To round things off, and just in case anyone wishes to raise the objection that philosophy is not science, let us now come to our third suggestion for why the term “Islamic” has been used. This third suggestion concerns the methodology of “Islamic philosophy”.
What has been said so far as regards subject matter and practitioners took philosophy as its example; but there is nothing which could not equally well have been applied to natural science or any other brands of learning, say law or history, just to take two examples. And this generalizing step can equally well
be applied in the case of methodology. Although it is no longer current practice in the West to call philosophy a science (or history and law for that matter), this is not the case in other traditions, especially in Islam. Here science and knowledge each share the same Arabic word (ilm), and each area in which
knowledge is thought to be acquired becomes a science. We need not concern ourselves here with why philosophy is not considered in science in the West, let alone with what it might be if is not one, but since within the tradition we are considering philosophy is a science, we can, for our present purposes, use this fact to justify our generalization from philosophy to all forms of Knowledge, particularly as far as methodology is concerned. And here there does seem to be an element in the way in which knowledge is pursued which is so particular and so applicable to all the sciences as to justify the use of the term “Islamic” .

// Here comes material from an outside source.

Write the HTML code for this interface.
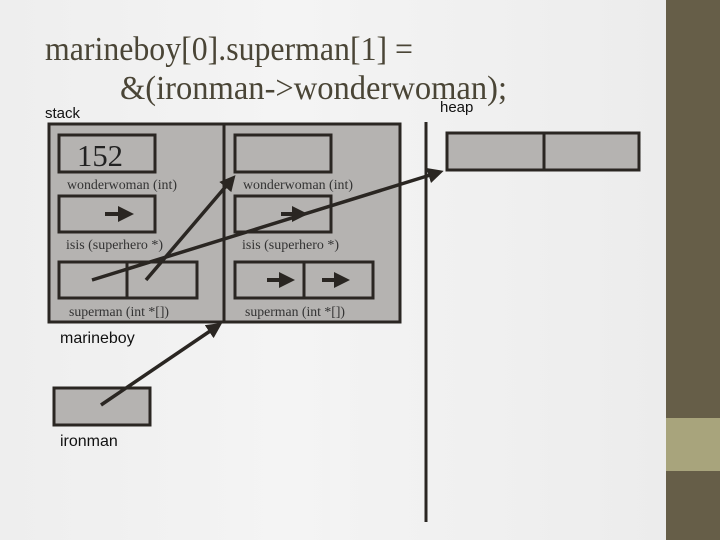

It may be thought that we are speaking here of no more than the Aristotelian scheme of deductive science, which, starting from first principles seeks to derive in its special way all that can be known (perhaps we should say known with certainty), but we must stress that this is not so. It is quite true that the Aristotelian system for classifying the sciences is the preferred
methodological starting point of the “Islamic philosophers”, so that even law and history become classified according to it; and it is also true that besides metaphysics and logic (are the Western versions of these Aristotelian?) perhaps the only surviving example of what we might call a rigorously Aristotelian
science, namely that of jurisprudence (usul al-fiqh), is to be found within the present Islamic educational system; but this is not the feature which makes these sciences “Islamic”. It is rather something else within the Islamic tradition as a whole which finds a special affinity with the Aristotelian approach.
If any Muslim is asked what the central belief of his faith is, he will undoubtedly reply: tawhid. Even before he speaks of prophethood or Muhammad. The outsider may see the decisive distinguishing feature of Islam to be the declarer of the revelation, but the Muslim sees not this but the belief in tawhid—”making one”. He believes that this is the real message not only of Islam, but of all religions, but that it was conceived in its perfection for the Islamic revelation. It is sometimes translated as “monotheism”, and this is contained within its meaning, but a look at its grammatical form discloses its active aspect of making unity. It is this aspect of bringing together into a oneness
that justifies the affinity which Islamic scholars have for the Aristotelian scientific system, and helps to explain the degree to which it was elaborated by them.
We said earlier that there was a specific aspect to our problem, as well as the more general one which concerned the West, and the specific aspect concerns the Muslim. For the Muslim has taken to neglecting his own scientific tradition. The campaign of Western science has been largely successful in suppressing competition not only in the West but also elsewhere, perhaps nowhere more
successfully than in the Muslim world. In which universities in Muslim countries, or anywhere else, are the Islamic sciences practised, not as a historical discipline, but as “living” sciences? It is perhaps true that a large factor in this transformation has been the idea that since Aristotelian science has been the foundation of the “Islamic sciences”, it is necessary for anyone who wishes to pursue the tradition to accept the Aristotelian system as a dogma,
but we have tried to show that this is a mistake. There is nothing dogmatic about the Aristotelian system; it is chosen because of its great affinity to the idea of tawhid. It must therefore be, and is, open to examination, and if it is found to be unsatisfactory as a principle of knowledge, appropriate steps should be taken to rectify the situation. We do not wish in any sense to imply that
there is something wrong with the Aristotelian world view, and it seems that there is good reason to suppose that many of the criticisms directed at it in the West are not founded on the “rational” principles that have been claimed to support these criticisms. However, this matter is an area of research which has
scarcely been opened up, and is one which should engage the attention of any true, dare we say, Islamic philosopher. When such a study is undertaken, proper attention will have to be paid to the reasons for which this Aristotelian system has proved so attractive to Muslim thinkers, but the belief that such a system
is intrinsically “inferior” should be rejected at the beginning – no petitio principii!
The problem, then, is one of penetrating behind labels, especially labels not chosen by oneself, to see whether they did not in fact carry with them unwanted subliminal messages in the way of uncritically accepted ideas which hamper healthy growth. The thinker should not be frightened out of exploring new (or
old) territory simply because others have tried to convince him by dubious strategies either that he is entering upon an illicit venture or that what he intends to do is a waste of time. Few things in the history of ideas receive fatal blows from the onslaught of scientists and philosophers; they have a habit
of reappearing. So before we all do what we are supposed to do and confess that the Islamic contribution to science has had its day, we should examine whether there are any good reasons for such a recantation. It goes without saying that the history of the sciences in the Islamic lands is not an unbroken chain of one
“discovery” following upon another, any more than is that of modern science;within them too there is an abundant wealth of ideas, sometimes taken up and developed, sometimes rejected and forgotten, but never lost for ever. A serious study of these (by which we mean something more than a historical study) can,
side by side with a serious study of new ideas, bring renewed vigour into the sciences in the Islamic world and enable solutions to be found to the increasing problems facing man which have resulted from his monomaniacal obsession with what has now become of ficial science, the child he thought he had brought into
the world unaided, and which now threatens to smother him under its own weight.
“Allah is the Light of the heavens and the earth”.